PARA DEĞİL KARİYER PLANLAMASI
6 yılın sonunda gururla formasını giydiğim Fenerbahçe kalmamı istedi ama ben konfor alanımın benim gelişmemi önleyebileceği düşüncesiyle ayrılıp daha fazla sorumluluk alacağım bir takıma gitmek istedim. Belki daha az para alacaktım ama kendimi test etmek istiyordum ve Bursaspor'un en iyi alternatiflerden biri olduğunu düşünerek tekliflerini kabul ettim. Çin'den ve Japonya'dan da rakamsal olarak çok büyük teklifler gelmişti ama benim amacım kendimi Avrupa'da kanıtlamaktı. Ayrılma kararım tamamen kendimle ilgiliydi.
BURSASPOR'DA HAVAMIZ HARİKA
Bursaspor'da havamız, taraftar, organizasyon, profesyonellik, ortam, oyuncuların arkadaşlığı gerçekten harika.
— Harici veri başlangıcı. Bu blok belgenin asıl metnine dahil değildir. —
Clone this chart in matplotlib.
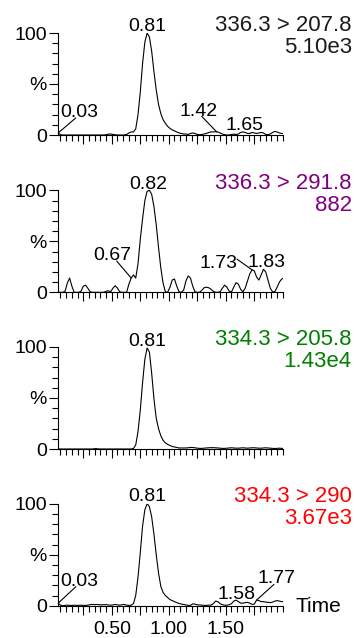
import numpy as np
import matplotlib
matplotlib.use('Agg')
import matplotlib.pyplot as plt
from matplotlib.ticker import MultipleLocator, FixedLocator

plt.rcParams['font.family'] = ['Liberation Sans', 'DejaVu Sans']

# ---------------- data ----------------
time = [0.03, 0.05, 0.07, 0.09, 0.11, 0.13, 0.15, 0.17, 0.19, 0.21,
        0.23, 0.25, 0.27, 0.29, 0.31, 0.33, 0.35, 0.37, 0.39, 0.41,
        0.43, 0.45, 0.47, 0.49, 0.51, 0.53, 0.55, 0.57, 0.59, 0.61,
        0.63, 0.65, 0.67, 0.69, 0.71, 0.73, 0.75, 0.77, 0.79, 0.81,
        0.83, 0.85, 0.87, 0.89, 0.91, 0.93, 0.95, 0.97, 0.99, 1.01,
        1.03, 1.05, 1.07, 1.09, 1.11, 1.13, 1.15, 1.17, 1.19, 1.21,
        1.23, 1.25, 1.27, 1.29, 1.31, 1.33, 1.35, 1.37, 1.39, 1.41,
        1.43, 1.45, 1.47, 1.49, 1.51, 1.53, 1.55, 1.57, 1.59, 1.61,
        1.63, 1.65, 1.67, 1.69, 1.71, 1.73, 1.75, 1.77, 1.79, 1.81,
        1.83, 1.85, 1.87, 1.89, 1.91, 1.93, 1.95, 1.97, 1.99, 2.01]

trace_207 = [2, 0.3, 0, 0, 0, 0, 0, 0, 0, 0,
             0, 0, 0, 0, 0, 0, 0, 0, 0, 0,
             0, 0.3, 0.8, 1, 0.6, 0.2, 0, 0, 0, 0,
             0.5, 2, 3, 3, 6, 20, 42, 70, 91, 100,
             96, 82, 62, 44, 30, 21, 15, 11.5, 8.5, 6.5,
             5, 4, 3, 2, 1.5, 1, 1, 0.5, 1.5, 2,
             1.5, 0.5, 0.3, 0.5, 1, 1.5, 2.5, 3, 3, 3.2,
             3, 2, 1, 0.3, 0, 0, 0.5, 0.8, 0.5, 1,
             2.5, 3, 2.5, 1.5, 1.5, 2.5, 2, 1.5, 2, 2.5,
             2, 0.5, 0.3, 1, 2.5, 3.5, 3, 2, 1.5, 1.5]

trace_291 = [0, 0, 0, 1, 9, 14, 6, 0, 0, 0,
             1, 6, 7, 4, 0.5, 0, 0, 0, 0, 0,
             0, 1, 1.5, 0.5, 4, 6.5, 4, 0.5, 0, 0,
             0, 8, 14, 17, 14, 28, 52, 72, 90, 99,
             100, 96, 84, 66, 44, 24, 9, 0.5, 0, 5,
             12, 13, 6, 0.5, 0, 2, 11, 16, 14, 6,
             0.5, 0, 0, 2, 4.5, 5, 4.5, 3, 1, 0,
             0, 0.5, 4, 7, 5, 1, 0.5, 5, 9.5, 8,
             3, 0.5, 4, 11, 18, 22, 21, 15, 12, 17,
             22.5, 20, 12, 4, 0.5, 0.5, 5, 10, 13, 14]

trace_205 = [0, 0, 0, 0, 0, 0, 0, 0, 0, 0,
             0, 0, 0, 0, 0, 0, 0.3, 0.3, 0, 0,
             0, 0, 0, 0, 0, 0, 0, 0, 0, 0,
             0, 0, 0, 0.5, 4, 17, 38, 65, 88, 99,
             95, 74, 49, 30, 20, 13, 8.5, 6, 4.5, 3.5,
             2.5, 2, 1.5, 1, 1, 1, 1, 1.2, 1.5, 1.5,
             1.2, 0.8, 0.6, 0.6, 0.8, 1, 1.2, 1.3, 1.3, 1.2,
             1, 0.8, 0.6, 0.6, 0.8, 1, 1.2, 1, 0.8, 0.8,
             1, 1.2, 1, 0.8, 1, 1.2, 1.2, 1, 0.8, 0.8,
             1, 1.2, 1, 0.8, 0.6, 0.5, 0.6, 0.8, 0.6, 0.5]

trace_290 = [2.5, 0.5, 0, 0.3, 0.5, 0.3, 0.3, 0.5, 0.3, 0.3,
             0.5, 0.3, 0.3, 0.5, 1, 1.3, 1, 1.2, 1, 0.8,
             1, 1, 0.7, 0.5, 0.8, 1.2, 0.8, 0.5, 1, 1.2,
             0.5, 0.3, 0.5, 2, 10, 28, 52, 78, 94, 100,
             97, 87, 70, 50, 32, 19, 13, 10, 8, 6,
             5, 4, 3, 2.2, 1.6, 1.2, 0.8, 0.3, 0.3, 1.8,
             1.5, 0.8, 0.8, 0.5, 0.3, 0.3, 0.5, 0.5, 2, 4.5,
             4, 2, 1, 0.5, 0.5, 1, 2, 4.5, 5.5, 4,
             2.5, 2.5, 3, 3.3, 2.5, 1.3, 1.5, 5.5, 5, 4,
             4, 3.5, 3.3, 3, 3.5, 4.5, 5, 4.5, 4, 4]

traces = [trace_207, trace_291, trace_205, trace_290]
transitions = ["336.3 > 207.8", "336.3 > 291.8", "334.3 > 205.8", "334.3 > 290"]
intensities = ["5.10e3", "882", "1.43e4", "3.67e3"]
header_colors = ["#1a1a1a", "#800080", "#008000", "#ff0000"]

# peak labels: (text, retention time)
peak_labels = [
    [("0.81", 0.81), ("0.03", 0.03), ("1.42", 1.42), ("1.65", 1.65)],
    [("0.82", 0.82), ("0.67", 0.67), ("1.73", 1.73), ("1.83", 1.83)],
    [("0.81", 0.81)],
    [("0.81", 0.81), ("0.03", 0.03), ("1.58", 1.58), ("1.77", 1.77)],
]
# layout: label text offset (px) and optional leader-line end offset (px)
label_layout = [
    [((0, 2), None), ((21, 16), (17.5, 15)), ((-18, 16), (-15, 15.5)), ((2, 2), None)],
    [((0, 2), None), ((-19, 18), (-14.5, 17)), ((-33.7, 2.3), (-15, 10.7)), ((3, 2), None)],
    [((0, 2), None)],
    [((0, 2.5), None), ((21, 17), (17.7, 16.5)), ((2, 2), None), ((20, 17), (17.4, 15.7))],
]

xtick_major = [0.25, 0.50, 0.75, 1.00, 1.25, 1.50, 1.75]
xtick_labels = ["", "0.50", "", "1.00", "", "1.50", ""]

# ---------------- figure ----------------
W, H = 356, 638
fig = plt.figure(figsize=(W / 100, H / 100), dpi=100)
zero_px = [135, 292.3, 449, 605.7]
panel_h = 102
left_px, width_px = 58.2, 224.6

axes = []
for i in range(4):
    ax = fig.add_axes([left_px / W, 1 - zero_px[i] / H, width_px / W, panel_h / H])
    axes.append(ax)
    t = np.array(time)
    y = np.array(traces[i])
    ax.plot(t, y, color='black', lw=0.8, clip_on=True)
    ax.set_xlim(0.03, 2.0)
    ax.set_ylim(0, 100)
    for s in ['top', 'right']:
        ax.spines[s].set_visible(False)
    for s in ['left', 'bottom']:
        ax.spines[s].set_linewidth(0.8)
    ax.xaxis.set_major_locator(FixedLocator(xtick_major))
    ax.xaxis.set_minor_locator(MultipleLocator(0.05))
    ax.yaxis.set_major_locator(FixedLocator([0, 50, 100]))
    ax.yaxis.set_minor_locator(MultipleLocator(10))
    ax.set_yticklabels(["0", "%", "100"])
    if i == 3:
        ax.set_xticklabels(xtick_labels)
    else:
        ax.set_xticklabels([""] * len(xtick_major))
    ax.tick_params(axis='both', which='major', direction='out', length=6.5, width=0.8,
                   labelsize=14)
    ax.tick_params(axis='both', which='minor', direction='out', length=4, width=0.8)
    ax.tick_params(axis='y', which='major', pad=1.8)
    ax.tick_params(axis='x', which='major', pad=4.5)

    ax.text(1.307, 1.015, transitions[i], transform=ax.transAxes, ha='right',
            va='baseline', fontsize=16, color=header_colors[i])
    ax.text(1.307, 0.80, intensities[i], transform=ax.transAxes, ha='right',
            va='baseline', fontsize=16, color=header_colors[i])

    for (txt, rt), (toff, loff) in zip(peak_labels[i], label_layout[i]):
        v = float(np.interp(rt, t, y))
        ax.annotate(txt, xy=(rt, v), xytext=toff, textcoords='offset pixels',
                    ha='center', va='baseline', fontsize=14, annotation_clip=False)
        if loff is not None:
            ax.annotate('', xy=(rt, v), xytext=loff, textcoords='offset pixels',
                        annotation_clip=False,
                        arrowprops=dict(arrowstyle='-', lw=0.8, color='black',
                                        shrinkA=0, shrinkB=0))

axes[3].text(1.0 + (295 - (left_px + width_px)) / width_px, -6 / panel_h, "Time",
             transform=axes[3].transAxes, ha='left', va='baseline', fontsize=15)

fig.savefig("out.png", dpi=100)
Herkes birbirini çok destekliyor. Yabancılar çok kaliteli, Türklerin hepsinin hedefi var. Bursaspor'a transferim sırasında koç Alimpijevic bana "Sende potansiyel görüyorum, seni istiyorum, geleceğin için iyi olacak." dedi. Çok detaycı bir koç, ki bu da benim için çok iyi.
Zach Auguste yokken çok daha hazır olmam, onun eksikliğini hissettirmem gerekiyordu. Onun oynamadığı 3 maçta da elimden geleni yaptım.
TÜRK MİLLİ TAKIM İŞİM OLMAYINCA ÇOK ÜZÜLMÜŞTÜM
Türk Milli Takmı'nda oynamayı çok istemişim, o dönemde uzun sıkıntısı da vardı. İki federasyon konuştu ama anlaşma sağlanamadı, çok üzülmüştüm. Ama Ürdün tarafını da anlayabiliyor ve hak veriyorum. Şimdi orada da severek oynuyorum.